Na semana passada, repeti o ultrassom de abdome com uma certa apreensão. Ao passar o transdutor na região da vesícula, a médica se deteve no local. Passou o aparelho várias vezes. "Segura a respiração, agora solta." "Vira de lado, agora do outro". Nesse meio tempo, falava baixinho com a assistente.

Depois de alguns minutos e nada de dar prosseguimento na análise de outros órgãos, perguntei à médica se havia algo errado com a vesícula. "Ao final a gente conversa", ela respondeu. Engoli o choro.

É claro que não ela fazia ideia (e continua não fazendo) do impacto que essas palavras iriam me causar. As três semanas terríveis entre o diagnóstico do câncer da minha mãe a morte dela voltaram a me assombrar. Na minha cabeça só passava o pior. Naquela hora, de nada valeu o arsenal de informações que eu tinha sobre o câncer que levou a minha mãe e o fato de o tumor não ter origem genética.

Após examinar os outros órgãos, a médica deixou a sala e voltou dizendo que repetiria a análise da vesícula, aumentando ainda mais a minha apreensão. Após mais alguns minutos, ela disse: "Não fique assustada, mas é que não estou encontrando o nódulo que o exame anterior havia detectado. A sua vesícula tá ótima, não tem nada". Chorei de alívio.

Ela não entendeu nada. Eu também me calei sobre a razão das lágrimas. Claro que ninguém tem a obrigação de conhecer de antemão as suscetibilidades do paciente, mas penso que ainda há muito o que avançar na comunicação de notícias (as ruins e as boas também).
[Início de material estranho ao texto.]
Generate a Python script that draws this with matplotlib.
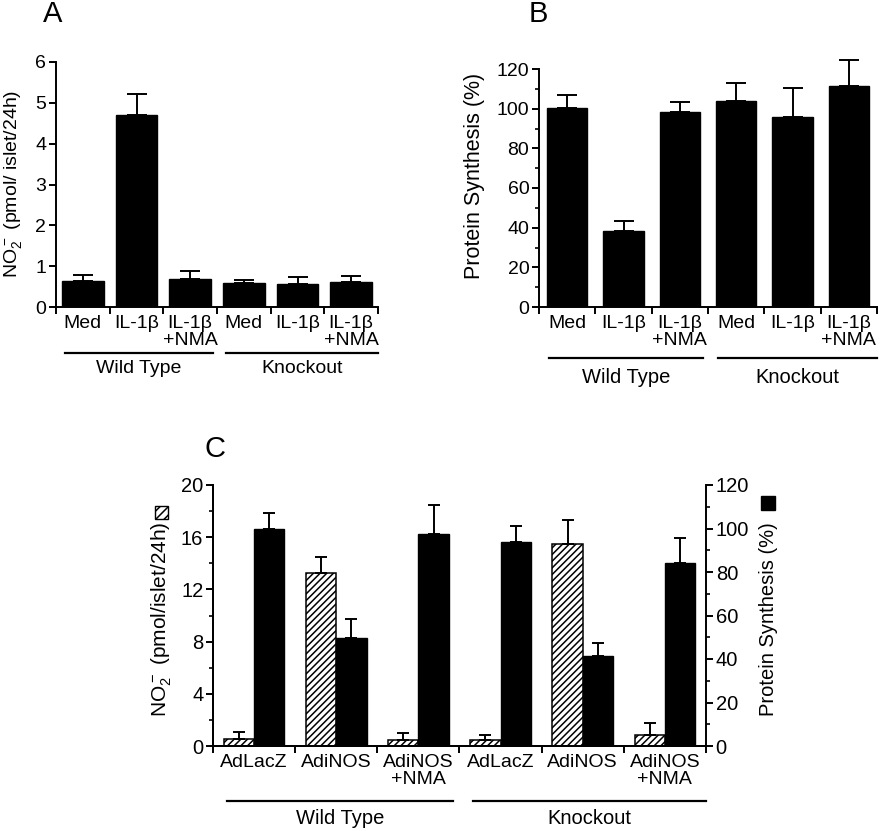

O meu caso não é nada diante de tantas histórias que já ouvi e escrevi, mas me fez lembrar delas. De uma amiga febril que ouviu de um infectologista que ela tinha leucemia (sem ao menos os olhar os exames) a um oncologista que, diante da recidiva do câncer da paciente, decretou a sua morte dizendo mais ou menos assim: "Aproveite o seu filho enquanto há tempo". Detalhe: o filho, de oito anos, estava do lado dela.

Há histórias que de tão bizarras parecem inverossímeis. Uma leitora me contou que certa vez um especialista em reprodução humana disse que ela não engravidaria naturalmente porque, aos 41 anos, não era mais "aquela Brastemp".

Dentro das instituições de saúde, existem várias iniciativas com o intuito de melhorar a comunicação entre médicos e pacientes. Algumas envolvem até encenações com atores profissionais para ensinar a comunicação de más notícias. Muitas são louváveis, mas pouco adianta se o profissional desconhecer aquela velha e boa regra de ouro: trate os outros como gostaria de ser tratado, ou faça aos outros aquilo que gostaria que fizessem a você.